The below left image shows the Audio tab. While you can listen to a random mix of MP3 files stored with the image files in Photo mode, the digital photo frame turns into a basic MP3 player in Audio mode. Here we can see that two slow jams from the great Barry White have been saved to the flash drive with my photos. In this mode you can select what file to play, and you get a fair amount of information on the screen: a basic file browser, file name, some ID3 tag data, total song length, time lapsed on current song, and even a 14-band graphic equalizer. Note how Barry is pretty much kicking all bass! Much to my surprise, the audio isn't terrible... While you wouldn't want this as your primary audio source, it does have decent sound quality at low to mid volume ranges. I could see it being useful in an office setting where you wanted to listen to music softly while watching a slide show of family photos, or maybe at a family party playing Christmas standards while showing photos from years past.
The above right image shows the Setup page. Here you can adjust the redundant brightness control, set the slide show pause time (5, 10, or 30 seconds), enable MP3 audio with the slide show, and select the OSD language (English, Spanish, or French).
Finally we have a look at the Rosewill RDF-670B in action. The images below show one of the stock files included on the internal memory, and it shows that the image quality is decent from a wide viewing angle. This is a widescreen format image, and as with widescreen televisions, when you load a standard (4:3) image, you get black bars on either side. There is a zoom feature available that will fill the screen (and cut off some of the image on the top and bottom), but when you click to zoom during a slide show, the show is paused until you return to a 100% zoom. Considering most of my photos are in a non-widescreen format, it would be nice to set a zoom in order to fill the screen and have the slide shown continue.
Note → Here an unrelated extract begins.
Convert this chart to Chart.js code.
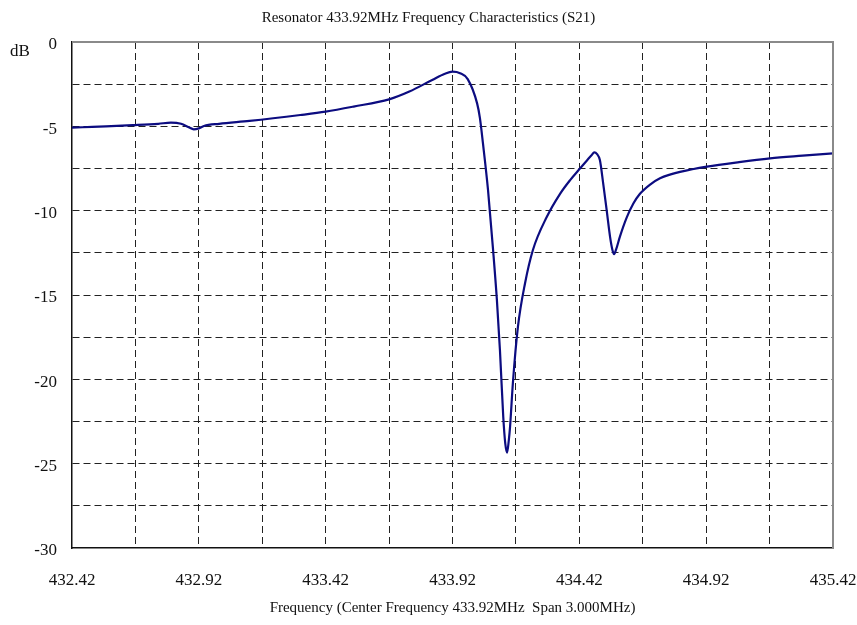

The quality of the image on the screen looks great from about three feet away and beyond. It is bright, sharp, and better than I may have expected. Once you get too close, a few short comings become visible though. As you might expect, this isn't an extremely high resolution screen, and if you get close enough you can see some pixelation and effects of aliasing, such as jagged diagonal lines and a bit of a Moire pattern. There is also a bit of a wave that travels through the image, perhaps as a result of the screen's refresh rate. While these may sound like serious problems for an LCD screen, like I said, if you view the photo frame from at least arm's length it really does look nice.